__DATA EXCERPT__.
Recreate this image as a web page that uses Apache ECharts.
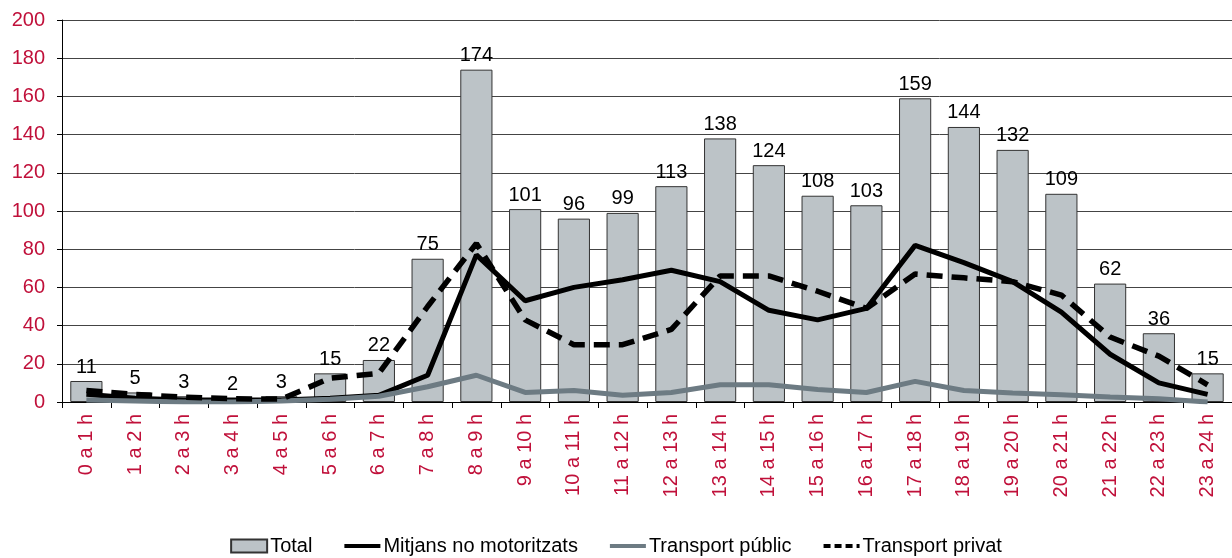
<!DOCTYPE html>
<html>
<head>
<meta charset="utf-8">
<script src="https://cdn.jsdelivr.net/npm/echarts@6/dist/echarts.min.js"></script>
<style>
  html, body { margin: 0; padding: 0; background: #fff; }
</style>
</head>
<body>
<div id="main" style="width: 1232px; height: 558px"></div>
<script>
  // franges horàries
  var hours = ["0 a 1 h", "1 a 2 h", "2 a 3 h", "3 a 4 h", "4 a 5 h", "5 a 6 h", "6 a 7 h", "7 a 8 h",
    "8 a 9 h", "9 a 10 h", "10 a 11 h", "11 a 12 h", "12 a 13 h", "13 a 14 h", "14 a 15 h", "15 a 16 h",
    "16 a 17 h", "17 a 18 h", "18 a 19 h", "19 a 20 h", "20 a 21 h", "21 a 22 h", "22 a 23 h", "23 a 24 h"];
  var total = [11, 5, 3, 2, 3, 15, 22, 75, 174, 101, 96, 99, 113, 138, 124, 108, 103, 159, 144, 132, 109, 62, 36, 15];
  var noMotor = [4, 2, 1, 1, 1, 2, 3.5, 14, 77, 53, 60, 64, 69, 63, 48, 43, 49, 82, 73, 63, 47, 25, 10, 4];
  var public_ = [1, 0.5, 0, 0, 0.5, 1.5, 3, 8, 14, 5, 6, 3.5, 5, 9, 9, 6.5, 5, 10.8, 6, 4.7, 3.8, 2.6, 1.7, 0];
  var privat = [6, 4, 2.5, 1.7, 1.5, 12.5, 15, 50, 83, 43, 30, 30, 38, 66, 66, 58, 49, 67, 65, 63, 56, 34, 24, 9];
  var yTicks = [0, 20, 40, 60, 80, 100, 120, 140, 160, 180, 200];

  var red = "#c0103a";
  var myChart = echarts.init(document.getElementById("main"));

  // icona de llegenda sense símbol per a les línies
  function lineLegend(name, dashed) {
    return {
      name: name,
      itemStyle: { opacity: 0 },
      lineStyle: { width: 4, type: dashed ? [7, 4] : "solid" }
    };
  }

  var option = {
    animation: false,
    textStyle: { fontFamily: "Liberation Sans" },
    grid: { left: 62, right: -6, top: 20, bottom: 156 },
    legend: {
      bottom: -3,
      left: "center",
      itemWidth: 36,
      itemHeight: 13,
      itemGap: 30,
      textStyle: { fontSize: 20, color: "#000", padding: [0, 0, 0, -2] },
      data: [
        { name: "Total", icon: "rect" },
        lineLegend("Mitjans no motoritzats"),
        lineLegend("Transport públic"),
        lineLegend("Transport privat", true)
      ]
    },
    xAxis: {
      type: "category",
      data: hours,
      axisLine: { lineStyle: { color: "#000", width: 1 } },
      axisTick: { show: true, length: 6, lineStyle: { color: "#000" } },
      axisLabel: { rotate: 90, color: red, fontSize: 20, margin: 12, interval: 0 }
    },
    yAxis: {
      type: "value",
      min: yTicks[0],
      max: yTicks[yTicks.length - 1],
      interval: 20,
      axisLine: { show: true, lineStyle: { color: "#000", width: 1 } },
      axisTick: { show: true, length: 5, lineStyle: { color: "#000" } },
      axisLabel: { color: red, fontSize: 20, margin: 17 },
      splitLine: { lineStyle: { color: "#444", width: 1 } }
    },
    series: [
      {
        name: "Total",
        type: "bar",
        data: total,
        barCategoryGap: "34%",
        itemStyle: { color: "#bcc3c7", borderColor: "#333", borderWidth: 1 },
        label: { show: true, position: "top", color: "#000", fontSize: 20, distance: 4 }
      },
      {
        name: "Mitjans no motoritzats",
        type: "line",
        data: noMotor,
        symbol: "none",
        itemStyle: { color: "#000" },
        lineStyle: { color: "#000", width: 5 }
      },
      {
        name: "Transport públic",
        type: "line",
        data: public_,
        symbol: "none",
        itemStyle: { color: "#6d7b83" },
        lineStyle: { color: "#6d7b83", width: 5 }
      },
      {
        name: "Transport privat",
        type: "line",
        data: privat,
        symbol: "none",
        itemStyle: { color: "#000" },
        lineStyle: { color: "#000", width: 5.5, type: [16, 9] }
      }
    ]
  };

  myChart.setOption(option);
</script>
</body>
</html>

__EXERCISE REQUIREMENTS__. Reproduce all of the material above word for word. Omit the pictures.

__SOLUTION TO THE PROBLEM__.
Recreate this image as a web page that uses Apache ECharts.
<!DOCTYPE html>
<html>
<head>
<meta charset="utf-8">
<script src="https://cdn.jsdelivr.net/npm/echarts@6/dist/echarts.min.js"></script>
<style>
  html, body { margin: 0; padding: 0; background: #fff; }
</style>
</head>
<body>
<div id="main" style="width: 1232px; height: 558px"></div>
<script>
  // franges horàries
  var hours = ["0 a 1 h", "1 a 2 h", "2 a 3 h", "3 a 4 h", "4 a 5 h", "5 a 6 h", "6 a 7 h", "7 a 8 h",
    "8 a 9 h", "9 a 10 h", "10 a 11 h", "11 a 12 h", "12 a 13 h", "13 a 14 h", "14 a 15 h", "15 a 16 h",
    "16 a 17 h", "17 a 18 h", "18 a 19 h", "19 a 20 h", "20 a 21 h", "21 a 22 h", "22 a 23 h", "23 a 24 h"];
  var total = [11, 5, 3, 2, 3, 15, 22, 75, 174, 101, 96, 99, 113, 138, 124, 108, 103, 159, 144, 132, 109, 62, 36, 15];
  var noMotor = [4, 2, 1, 1, 1, 2, 3.5, 14, 77, 53, 60, 64, 69, 63, 48, 43, 49, 82, 73, 63, 47, 25, 10, 4];
  var public_ = [1, 0.5, 0, 0, 0.5, 1.5, 3, 8, 14, 5, 6, 3.5, 5, 9, 9, 6.5, 5, 10.8, 6, 4.7, 3.8, 2.6, 1.7, 0];
  var privat = [6, 4, 2.5, 1.7, 1.5, 12.5, 15, 50, 83, 43, 30, 30, 38, 66, 66, 58, 49, 67, 65, 63, 56, 34, 24, 9];
  var yTicks = [0, 20, 40, 60, 80, 100, 120, 140, 160, 180, 200];

  var red = "#c0103a";
  var myChart = echarts.init(document.getElementById("main"));

  // icona de llegenda sense símbol per a les línies
  function lineLegend(name, dashed) {
    return {
      name: name,
      itemStyle: { opacity: 0 },
      lineStyle: { width: 4, type: dashed ? [7, 4] : "solid" }
    };
  }

  var option = {
    animation: false,
    textStyle: { fontFamily: "Liberation Sans" },
    grid: { left: 62, right: -6, top: 20, bottom: 156 },
    legend: {
      bottom: -3,
      left: "center",
      itemWidth: 36,
      itemHeight: 13,
      itemGap: 30,
      textStyle: { fontSize: 20, color: "#000", padding: [0, 0, 0, -2] },
      data: [
        { name: "Total", icon: "rect" },
        lineLegend("Mitjans no motoritzats"),
        lineLegend("Transport públic"),
        lineLegend("Transport privat", true)
      ]
    },
    xAxis: {
      type: "category",
      data: hours,
      axisLine: { lineStyle: { color: "#000", width: 1 } },
      axisTick: { show: true, length: 6, lineStyle: { color: "#000" } },
      axisLabel: { rotate: 90, color: red, fontSize: 20, margin: 12, interval: 0 }
    },
    yAxis: {
      type: "value",
      min: yTicks[0],
      max: yTicks[yTicks.length - 1],
      interval: 20,
      axisLine: { show: true, lineStyle: { color: "#000", width: 1 } },
      axisTick: { show: true, length: 5, lineStyle: { color: "#000" } },
      axisLabel: { color: red, fontSize: 20, margin: 17 },
      splitLine: { lineStyle: { color: "#444", width: 1 } }
    },
    series: [
      {
        name: "Total",
        type: "bar",
        data: total,
        barCategoryGap: "34%",
        itemStyle: { color: "#bcc3c7", borderColor: "#333", borderWidth: 1 },
        label: { show: true, position: "top", color: "#000", fontSize: 20, distance: 4 }
      },
      {
        name: "Mitjans no motoritzats",
        type: "line",
        data: noMotor,
        symbol: "none",
        itemStyle: { color: "#000" },
        lineStyle: { color: "#000", width: 5 }
      },
      {
        name: "Transport públic",
        type: "line",
        data: public_,
        symbol: "none",
        itemStyle: { color: "#6d7b83" },
        lineStyle: { color: "#6d7b83", width: 5 }
      },
      {
        name: "Transport privat",
        type: "line",
        data: privat,
        symbol: "none",
        itemStyle: { color: "#000" },
        lineStyle: { color: "#000", width: 5.5, type: [16, 9] }
      }
    ]
  };

  myChart.setOption(option);
</script>
</body>
</html>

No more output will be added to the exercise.